Task instructions: Give back exactly the lines from the beginning of the listing below to the line holding "mass = [3.16, 11.9, 63, 125, 180, 262, 492, 555, 749]", both ends included; the pictures stay out.

Data provided:
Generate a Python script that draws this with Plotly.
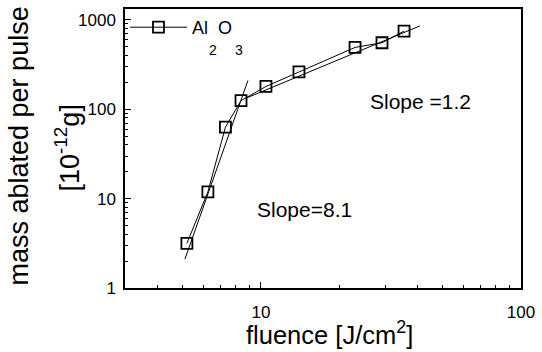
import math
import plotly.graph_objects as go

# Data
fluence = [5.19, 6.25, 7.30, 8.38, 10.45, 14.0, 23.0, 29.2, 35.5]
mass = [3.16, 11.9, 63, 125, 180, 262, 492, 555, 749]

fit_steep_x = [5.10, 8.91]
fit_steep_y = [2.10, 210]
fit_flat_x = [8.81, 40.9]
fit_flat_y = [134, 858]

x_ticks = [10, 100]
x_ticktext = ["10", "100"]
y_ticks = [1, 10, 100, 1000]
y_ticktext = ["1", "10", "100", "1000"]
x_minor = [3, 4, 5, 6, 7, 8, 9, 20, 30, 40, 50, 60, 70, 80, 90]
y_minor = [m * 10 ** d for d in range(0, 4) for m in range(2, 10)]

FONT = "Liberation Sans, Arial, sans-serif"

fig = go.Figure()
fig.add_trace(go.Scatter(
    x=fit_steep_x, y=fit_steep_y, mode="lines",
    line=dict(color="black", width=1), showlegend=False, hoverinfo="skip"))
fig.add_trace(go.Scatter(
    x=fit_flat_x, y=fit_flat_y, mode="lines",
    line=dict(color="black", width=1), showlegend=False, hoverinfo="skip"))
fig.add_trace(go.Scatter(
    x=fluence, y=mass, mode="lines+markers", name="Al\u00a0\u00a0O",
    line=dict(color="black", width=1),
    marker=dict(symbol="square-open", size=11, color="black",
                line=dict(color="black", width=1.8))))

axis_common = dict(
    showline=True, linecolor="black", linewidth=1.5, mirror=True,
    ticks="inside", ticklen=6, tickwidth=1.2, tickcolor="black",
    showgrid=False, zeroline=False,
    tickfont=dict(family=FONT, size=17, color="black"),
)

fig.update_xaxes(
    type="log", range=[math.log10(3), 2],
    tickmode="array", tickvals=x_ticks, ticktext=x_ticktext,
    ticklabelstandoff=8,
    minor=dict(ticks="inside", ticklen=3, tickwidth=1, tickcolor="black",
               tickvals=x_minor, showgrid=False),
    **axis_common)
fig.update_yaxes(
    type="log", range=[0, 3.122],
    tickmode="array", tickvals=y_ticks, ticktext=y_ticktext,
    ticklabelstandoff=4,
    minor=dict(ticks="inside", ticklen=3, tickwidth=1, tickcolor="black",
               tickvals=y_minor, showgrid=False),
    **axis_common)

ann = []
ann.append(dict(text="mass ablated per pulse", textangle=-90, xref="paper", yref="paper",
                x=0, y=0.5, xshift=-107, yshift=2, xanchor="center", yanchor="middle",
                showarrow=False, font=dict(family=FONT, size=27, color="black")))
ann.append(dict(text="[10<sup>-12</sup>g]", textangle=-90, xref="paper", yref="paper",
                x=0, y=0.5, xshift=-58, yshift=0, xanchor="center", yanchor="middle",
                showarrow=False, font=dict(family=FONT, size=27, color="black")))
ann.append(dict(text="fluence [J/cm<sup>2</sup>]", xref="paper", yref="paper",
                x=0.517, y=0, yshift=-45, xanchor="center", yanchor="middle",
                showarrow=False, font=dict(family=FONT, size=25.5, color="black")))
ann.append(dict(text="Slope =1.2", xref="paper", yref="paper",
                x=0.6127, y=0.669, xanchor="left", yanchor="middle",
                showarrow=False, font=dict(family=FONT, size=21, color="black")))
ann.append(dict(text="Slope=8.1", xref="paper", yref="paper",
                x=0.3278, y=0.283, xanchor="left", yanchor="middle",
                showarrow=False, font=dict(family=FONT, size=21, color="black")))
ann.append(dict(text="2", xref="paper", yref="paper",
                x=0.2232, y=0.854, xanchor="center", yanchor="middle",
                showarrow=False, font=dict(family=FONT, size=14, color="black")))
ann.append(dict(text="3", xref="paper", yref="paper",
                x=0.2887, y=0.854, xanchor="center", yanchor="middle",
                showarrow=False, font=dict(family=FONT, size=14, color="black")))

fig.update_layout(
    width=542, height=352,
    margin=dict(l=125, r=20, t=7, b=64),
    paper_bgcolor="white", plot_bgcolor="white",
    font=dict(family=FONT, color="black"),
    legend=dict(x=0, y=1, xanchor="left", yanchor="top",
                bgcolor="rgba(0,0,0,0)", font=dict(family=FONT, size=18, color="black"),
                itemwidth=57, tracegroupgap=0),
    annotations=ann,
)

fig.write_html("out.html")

Solution for this problem:
Generate a Python script that draws this with Plotly.
import math
import plotly.graph_objects as go

# Data
fluence = [5.19, 6.25, 7.30, 8.38, 10.45, 14.0, 23.0, 29.2, 35.5]
mass = [3.16, 11.9, 63, 125, 180, 262, 492, 555, 749]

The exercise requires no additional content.